Ernst Zuendel was convicted of 14 counts of inciting racial hatred and for denying that the Nazis killed six million Jews during World War II. He received the maximum sentence under German law, which bans Holocaust denial.
Zuendel moved to Canada in 1958 but was judged a national security threat and deported back to Germany in 2005.
The 67-year-old once published a book called The Hitler We Loved and Why, and described the former Nazi leader as "a decent and very peaceful man". During his trial in the western German city of Mannheim, he was accused of using "pseudo-scientific" methods to try to rewrite the accepted history of the Nazi Holocaust in 14 pieces of written work and internet publications.
Zuendel had denied the charges, asserting his right to free speech, and questioned the constitutionality of the laws being used against him.

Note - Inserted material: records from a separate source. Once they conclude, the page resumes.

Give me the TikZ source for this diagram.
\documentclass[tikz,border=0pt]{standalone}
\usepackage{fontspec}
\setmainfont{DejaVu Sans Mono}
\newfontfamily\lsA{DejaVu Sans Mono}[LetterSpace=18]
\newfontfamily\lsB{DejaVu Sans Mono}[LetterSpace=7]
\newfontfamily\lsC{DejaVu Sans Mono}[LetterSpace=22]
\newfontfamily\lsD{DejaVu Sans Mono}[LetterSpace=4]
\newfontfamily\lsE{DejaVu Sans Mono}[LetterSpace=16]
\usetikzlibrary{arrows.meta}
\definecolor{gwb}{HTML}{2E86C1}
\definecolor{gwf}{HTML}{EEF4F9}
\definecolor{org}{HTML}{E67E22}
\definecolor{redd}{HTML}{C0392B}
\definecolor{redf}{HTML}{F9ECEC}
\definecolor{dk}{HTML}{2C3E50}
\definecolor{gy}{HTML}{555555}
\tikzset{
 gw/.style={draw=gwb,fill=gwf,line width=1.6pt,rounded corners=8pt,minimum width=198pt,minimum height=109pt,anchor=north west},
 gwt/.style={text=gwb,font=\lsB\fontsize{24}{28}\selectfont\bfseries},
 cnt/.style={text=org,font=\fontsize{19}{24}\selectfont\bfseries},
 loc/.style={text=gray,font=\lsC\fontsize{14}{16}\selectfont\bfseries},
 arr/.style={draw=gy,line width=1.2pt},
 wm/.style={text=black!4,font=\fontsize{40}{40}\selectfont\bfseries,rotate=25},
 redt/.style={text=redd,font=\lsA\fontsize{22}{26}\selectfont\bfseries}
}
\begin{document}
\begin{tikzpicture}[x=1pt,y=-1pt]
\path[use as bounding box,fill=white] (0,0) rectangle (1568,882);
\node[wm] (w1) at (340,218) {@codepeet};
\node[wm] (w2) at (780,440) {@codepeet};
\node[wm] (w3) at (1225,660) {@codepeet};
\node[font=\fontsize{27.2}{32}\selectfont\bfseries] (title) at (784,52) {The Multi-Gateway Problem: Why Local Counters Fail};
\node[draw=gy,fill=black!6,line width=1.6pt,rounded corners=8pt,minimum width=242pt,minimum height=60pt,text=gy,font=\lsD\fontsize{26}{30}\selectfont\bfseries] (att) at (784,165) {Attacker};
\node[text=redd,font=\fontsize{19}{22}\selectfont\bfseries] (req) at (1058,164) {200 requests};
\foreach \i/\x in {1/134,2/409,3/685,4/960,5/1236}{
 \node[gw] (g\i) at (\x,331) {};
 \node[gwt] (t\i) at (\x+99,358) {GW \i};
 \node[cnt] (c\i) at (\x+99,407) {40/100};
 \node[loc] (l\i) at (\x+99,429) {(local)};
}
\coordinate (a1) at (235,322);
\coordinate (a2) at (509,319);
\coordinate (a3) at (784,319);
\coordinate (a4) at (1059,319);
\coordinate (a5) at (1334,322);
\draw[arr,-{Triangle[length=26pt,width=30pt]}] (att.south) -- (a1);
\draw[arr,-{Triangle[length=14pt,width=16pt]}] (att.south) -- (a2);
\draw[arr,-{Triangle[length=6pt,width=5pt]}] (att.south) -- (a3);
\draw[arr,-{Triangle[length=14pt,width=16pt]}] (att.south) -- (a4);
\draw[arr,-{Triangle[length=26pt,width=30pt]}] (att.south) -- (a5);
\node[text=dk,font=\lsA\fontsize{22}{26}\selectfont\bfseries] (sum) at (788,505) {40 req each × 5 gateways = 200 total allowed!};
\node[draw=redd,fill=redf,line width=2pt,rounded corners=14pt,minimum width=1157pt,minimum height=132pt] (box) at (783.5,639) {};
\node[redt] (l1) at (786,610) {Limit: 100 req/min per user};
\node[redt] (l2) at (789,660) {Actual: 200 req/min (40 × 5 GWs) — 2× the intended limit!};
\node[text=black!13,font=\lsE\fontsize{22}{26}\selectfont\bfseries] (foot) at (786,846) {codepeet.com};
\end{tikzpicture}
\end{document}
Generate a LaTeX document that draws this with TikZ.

Germany hopes to make Holocaust denial a crime across the EU as part of a package of laws it wants to introduce during its presidency of the bloc. Berlin is also set to outline plans to ban Nazi symbols like the swastika, which, like denying the massacre of the Jews, is already outlawed in Germany. However, correspondents says such moves may be seen as curtailing freedom of speech and could prove controversial in several member states.